In the process of moving into a new location, CJ Precision Machine currently operates out of a shop that is 4,000 square feet and an office of about 380 square feet. At 9,500 square feet of shop and 950 square feet of office space, the company's new digs are expected to result in business expansion and growth. And with close to 60 different materials suppliers in its roster, CJ Precision Machine has a strong backbone for keeping business humming along.
Challenges: Currently, one of CJ Precision's biggest challenges is producing parts with very little physical room for error. With some projects, the tolerance might be less than under a thousandth of an inch. "Especially in the aerospace world, our tolerance range can be six-tenths of a thousandth on some parts," says Ianson. "Those are high-risk parts. We're successful, but those types of parts can be some of our biggest challenges at this time."
Opportunities: Looking ahead, Ianson sees the new space and its potential as a bit of a launching pad for the next phase of the business -- which is expected to be fertile ground for growing and expanding company offerings and its number of employees.

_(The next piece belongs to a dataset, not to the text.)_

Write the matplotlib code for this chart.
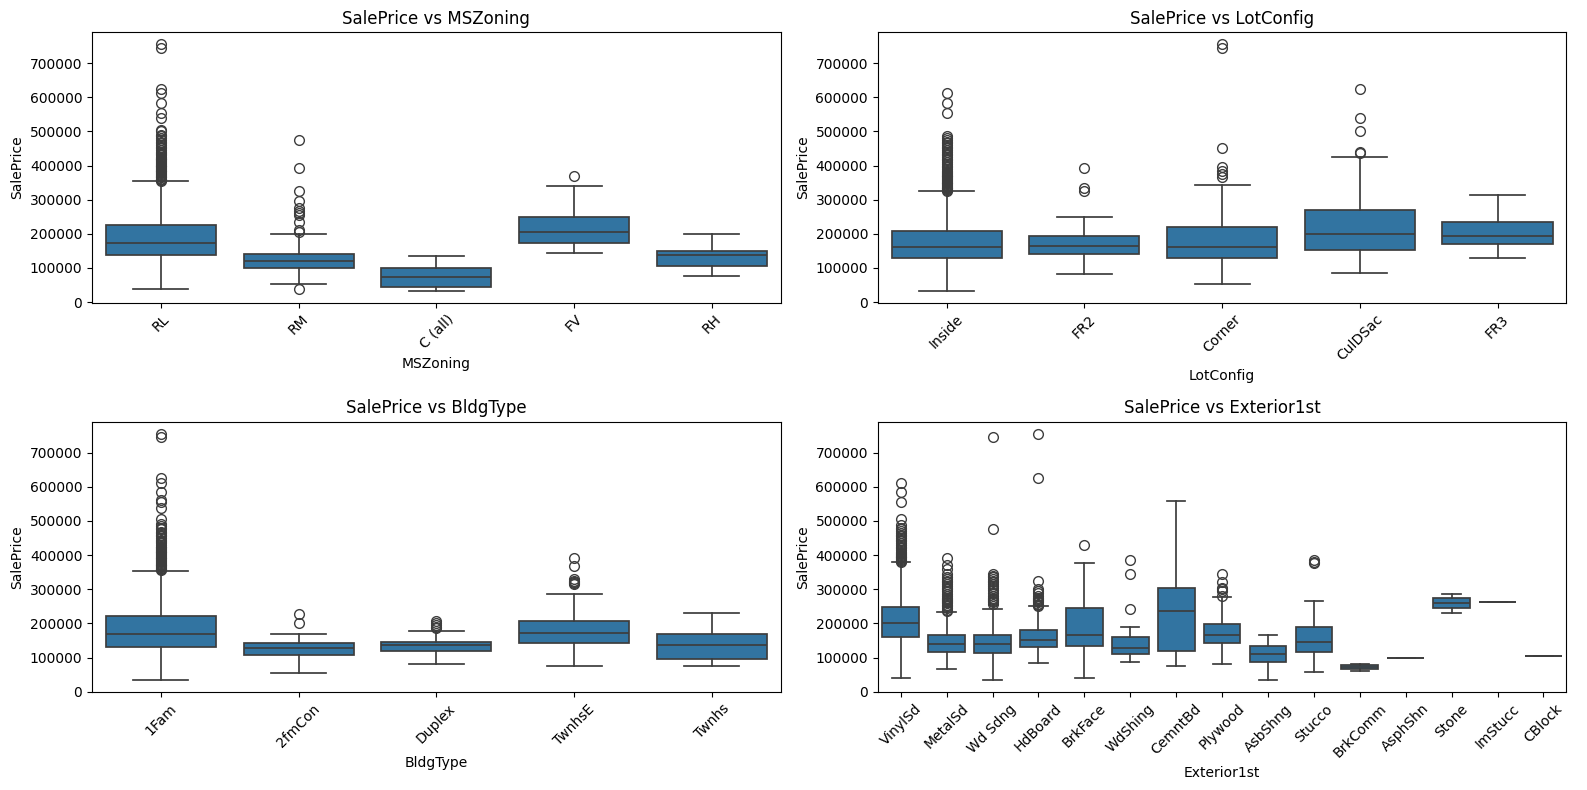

"We're looking forward to growing the company, adding more people to the mix, and continuing to make it a nice place to work at," says Ianson. "The owner and I will both be retiring in the next couple of years -- we hope -- and I'd really like to see this current phase of growth through. But we do have a good group here, and they're going to be fine without us. Really, it comes down to determining when is the right time to step away."
Needs: CJ Precision Machine has a very pragmatic approach to addressing company needs: what kind of work is being turned down, what will change that, and is the work in a market they want to work in?
"As far as needs go, looking at it from a sales and growth perspective, I do keep track of jobs that we turn down because we don't have the capability or equipment to do it," says Ianson. "And our plan is to acquire that equipment. For example, right now, I've turned down a lot of machine work that's tailored to a lot of screw machines. Internally, we've said, 'Why don't we get a screw machine?' We add capability based on what we can't do and what there seems to be a market for."